McCreight Lecture with Edmund Morris
© WV Humanities Council

McCreight Lecture

Lectures by nationally respected scholars on a variety of humanities topics


Betsy K. McCreight Lecture in the Humanities

 

The Board of Directors of the West Virginia Humanities Council established the annual McCreight Lecture in the Humanities to honor the leadership of Betsy Keadle McCreight, who died in 1985. McCreight was a founding board member, serving the Council as treasurer, vice president, and president. She believed that the humanities were at the heart of a democratic society, a necessary source of wisdom and vision.

 

Presented each October, the McCreight Lecture affords West Virginians the opportunity to hear nationally respected scholars and public intellectuals on a variety of humanities topics. McCreight Lecturers have included Ken Burns, Joyce Carol Oates, Joseph Ellis, Sylvia Nasar, Henry Louis Gates, Elaine Pagels, Gordon Wood, James McPherson, Edmund Morris, and Annette Gordon-Reed.

 

Admission to the McCreight Lectures are free and open to the public. Stay tuned to this site for more updates about the 2024 lecture!

 

 

2024 McCreight Lecture: PERCIVAL EVERETT

 

As part of its year-long celebration of fifty years serving West Virginians through the humanities, the Council is proud to announce novelist and poet Percival Everett as this year’s McCreight speaker.
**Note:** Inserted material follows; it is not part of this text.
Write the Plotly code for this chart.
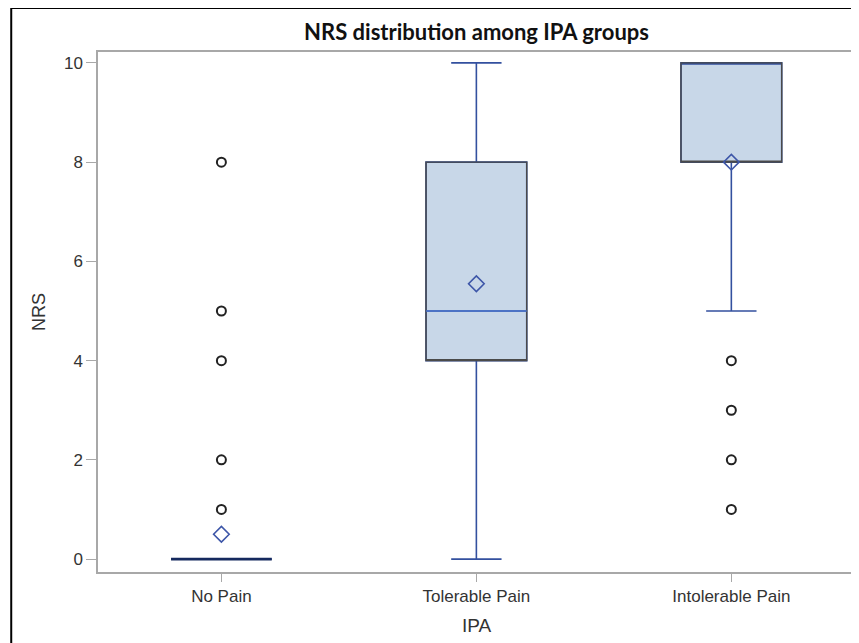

The 2024 McCreight Lecture will be presented on Thursday, October 17, 2024, in Charleston.

 

Percival Everett is the author of more than thirty books of fiction and poetry. He is a Pulitzer Prize finalist—among many other awards—and his novel Erasure was recently adapted into the Oscar-winning film American Fiction. His latest novel, James, is a reimagining of Mark Twain’s Adventures of Huckleberry Finn from the perspective of Huck’s enslaved friend Jim. Released in March 2024, James became an instant New York Times Bestseller. Both the New York Times and Chicago Tribune laud the novel as “a masterpiece” that will “help redefine one of the classics of American literature.” Everett is a Distinguished Professor of English at the University of Southern California.